There was nothing inherently unusual about being knocked about. It wasn’t common anymore but it wasn’t exactly unfamiliar. Why then was this a turning point? As he attacked me I found that instead of the usual panic I was thinking very clearly. My first thought was that he was not really hurting me very much. I had grown to a size where, frankly, I could take what he was capable of dishing out. A clear choice presented itself: I could either continue to submit and wait for him to calm down or I could take him on. I cannot pretend that the thought of laying him out was not appealing to me, but it did not happen. What, I asked myself, would happen once I had beaten him? I would have to move out. Where would I go? How could I keep studying and what would happen to my plans to go to university? I weighed my long term escape plans against the short-term satisfaction of giving as good as I got and waited him out.
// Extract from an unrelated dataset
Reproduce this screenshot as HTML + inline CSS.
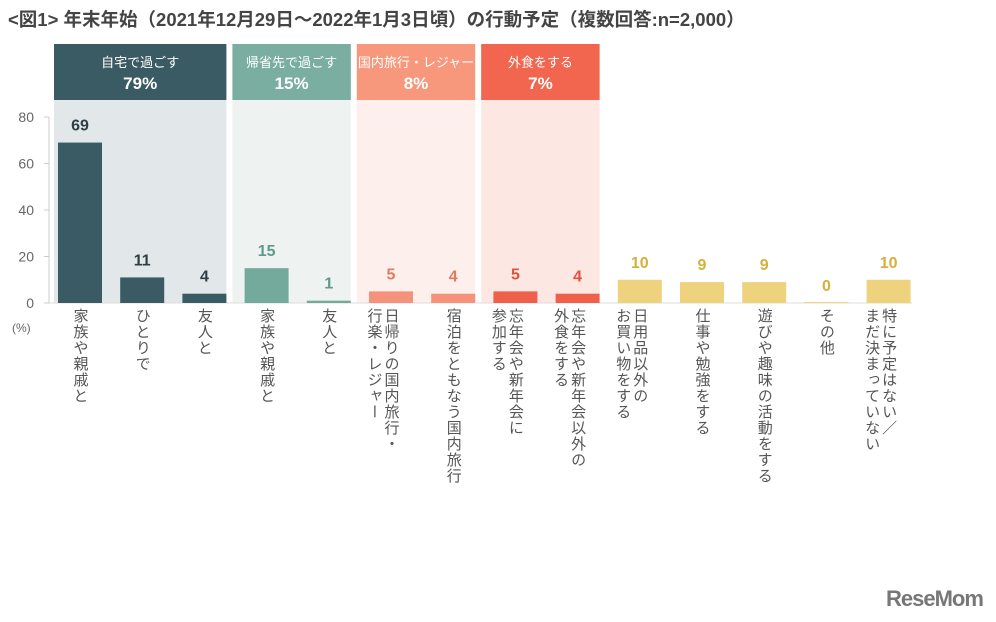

Some good has come of my fractured relaionship with my father. It has left me with no respect for authority which is often useful in cross-examination as it allows me to ask impertinent questions of high ranking witnesses. It has left me cussed and determined to not to be dismissed or worn down. Perhaps most significantly, I am acclimatised to dread which is again useful at the Bar as the fear associated with having to take on and fight a big case never quite overwhelms me; it just buzzes in the background of my consciousness as my fear of my father always used to.
But I would rather it had been different for myself, my brother and my sisters and sometimes I catch myself wishing I loved him.